Rare 16th-century pieces from aristocratic family’s silver passed to Scottish museum
An extremely rare silver-gilt ewer and basin from the 16th century will go on display at the National Museum of Scotland after the items were acquired for the nation.
The Panmure ewer and basin, once owned by a leading Scottish aristocratic family, will go on permanent display from today at the museum in Edinburgh.
Ewers and basins were used for ceremonially washing hands at meals but most were melted down to craft more fashionable items over time, making the Panmure set particularly rare given few originals survive.
Dr Godfrey Evans, principal curator of European decorative arts at National Museums Scotland, said the set displayed “particularly fine” craftsmanship.
The ewer and basin will go on show after being accepted in lieu of inheritance by the UK Government from the collection of the Earls of Dalhousie, whose family seat is Brechin Castle.
He added “I am delighted that this remarkable set has been acquired for Scotland under the Acceptance in Lieu scheme.
“Their craftsmanship is particularly fine and the representations of lots of scaly dolphins, flying fish, snails and other weird and wonderful animals offer us a glimpse into a period when such objects demonstrated the wealth, power and sophistication of the elite.”
The ritual of washing hands with scented rosewater at a banquet was widely practised by royalty and aristocrats in Britain during the 16th century, with the custom long observed all over the world.
The passing scent of the rosewater would have competed with the highly perfumed bodies of the diners, who relied on scented pomanders to mask their natural body odour.
It is believed Elizabeth I had at least 40 sets of silver or silver-gilt ewers and basins in 1574, but today fewer than a dozen sets made in London before 1600 survive.
Further research will be carried out in Edinburgh to determine the history of the Panmure set, which was acquired by Scottish Whig politician William Ramsay Maule, first Baron Panmure (1771-1852), the second son of the 8th Earl of Dalhousie and father of the 11th Earl of Dalhousie.
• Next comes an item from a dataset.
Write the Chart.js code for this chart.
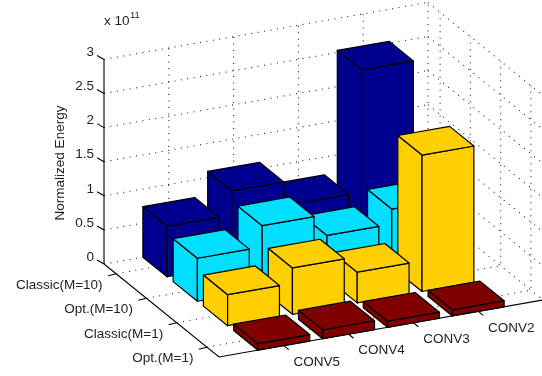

In 1967, the Panmure ewer and basin were exhibited in Treasures from Scottish Houses: European Decorative Arts, in what was then the Royal Scottish Museum.
The elaborate piece of silverware was created in London in 1586 or 1587 by the goldsmith HC – who the museums believe was the Dutch immigrant goldsmith Harman Copleman.
It would have been used ceremonially and displayed to impress people with the owner’s wealth and status.
The set was allocated to the National Museums Scotland by Arts Council England and Christina McKelvie, the Scottish minister for culture, Europe and international development.
Ms McKelvie said: “I’m really pleased National Museums Scotland is now in possession of these beautiful Renaissance pieces for the public to enjoy.
“These are a welcome addition to its outstanding collection, obtained through the Arts Council England’s Acceptance in Lieu scheme.”